Mas, fora problemas pontuais como esse, vale revisitar o livro de Marcelo, que se tornou um clássico da literatura moderna brasileira, não só pelo estilo, mas pelos temas que tratava e pela identificação que o jovem da época sentiu com a história do autor. Talvez os leitores jovens contemporâneos, muito interessados em fantasia, não estejam preparados para essa tragédia pessoal. Mas, às vezes, um choque de realidade é necessário.

Carollini Assis, gestora de negócios criativos

Meu livro está velho, manchado, rabiscado e por isso mesmo, pleno de vida. Li o romance pela primeira vez aos 13 anos, e na verdade, por curiosidade. A mãe de uma amiga da escola sempre dizia, quando íamos tomar banho, para ter cuidado ao mergulhar de cabeça, pra não terminarmos igual ao Marcelo Rubens Paiva. E contava a história do jovem que mergulhou e ficou tetraplégico. Era uma forma de nos amedontrar e termos cuidado com aventuras. Mas o livro descortinou muitos outros assuntos e se tornou retrato de uma geração, virou peça, virou filme e fez 40 anos ainda atual, porque os dilemas da juventude em sua maioria, continuam os mesmo, embora hoje haja maior diálogo inclusive da literatura com esse público. Sexo, masturbação, drogas, política, relação com os pais, liberdade, são temas não tão debatidos para os jovens na literatura daquela época. Eu li curiosa e me recordo que terminei o livro olhando à minha volta e pensando que sim, poderia ser eu e minha amiga Deise a mergulhar e voltar das águas com a perda dos movimentos. Mas não era só isso. A pulsão de vida do livro do Marcelo também era a nossa pulsão enquanto adolescentes entrando na juventude e acho que aí mora o mérito de uma obra que soube ser dicotômica: falar do passado e do presente, das limitações e “da vida louca, vida breve”, para encerrar em si uma tragédia.
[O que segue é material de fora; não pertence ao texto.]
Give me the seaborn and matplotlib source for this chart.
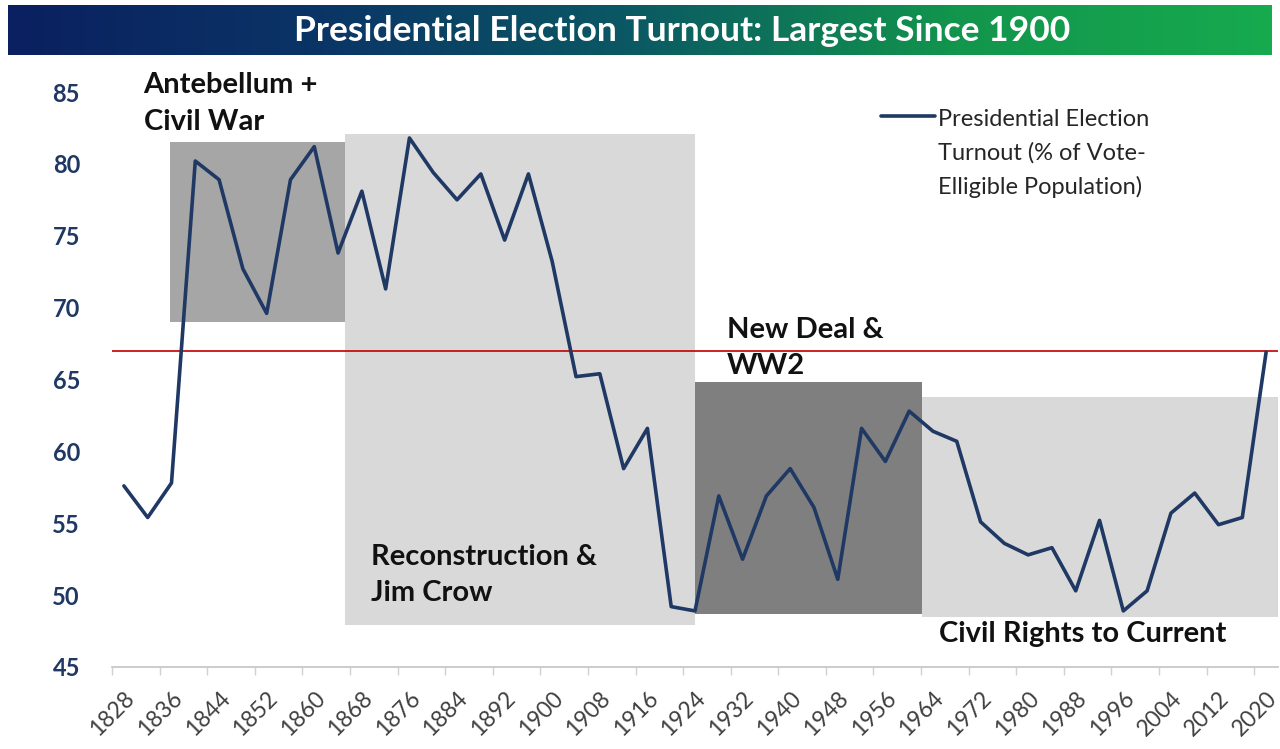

Carollini Assis leu o livro em 1992, aos 13 anos

 

Victor Mascarenhas, escritor, sobre Feliz Ano Velho

“Feliz aniversário, meu velho.

Era criança quando “Feliz ano velho” foi lançado, naqueles tempos em que jovens escreviam livros, montavam bandas e queriam invadir, pilhar e tomar o que era deles. Tudo que eu queria era crescer logo para entrar na festa e o passaporte para isso era ler a obra de Marcelo Rubens Paiva. Quando finalmente li, alguns anos depois do lançamento, creio que o impacto que tive foi similar ao dos que leram antes de mim. O autor falava de sexo, drogas e rock ‘n’ roll – que era basicamente tudo que interessava a um adolescente nos anos 1980 – numa linguagem que parecia mais com as conversas que a gente tinha no intervalo das aulas do que com a prosa embolorada de José de Alencar que nos obrigavam a ler. O livro também mostrava que a ditadura era o inimigo que matava e desaparecia com as pessoas, e que ainda havia perigo na esquina ou no fundo de uma represa. Mas se o sinal ainda estava fechado para nós, que éramos jovens, ia abrir logo, logo e aí então eles iam ver. Hoje, 40 anos depois, não sei se conseguimos fazer algo melhor do que as gerações anteriores ou se dá para dizer que “Feliz ano velho” é um clássico. O que dá pra dizer é que poucos livros brasileiros tiveram o impacto que a obra de Marcelo Rubens Paiva teve na vida de tanta gente.”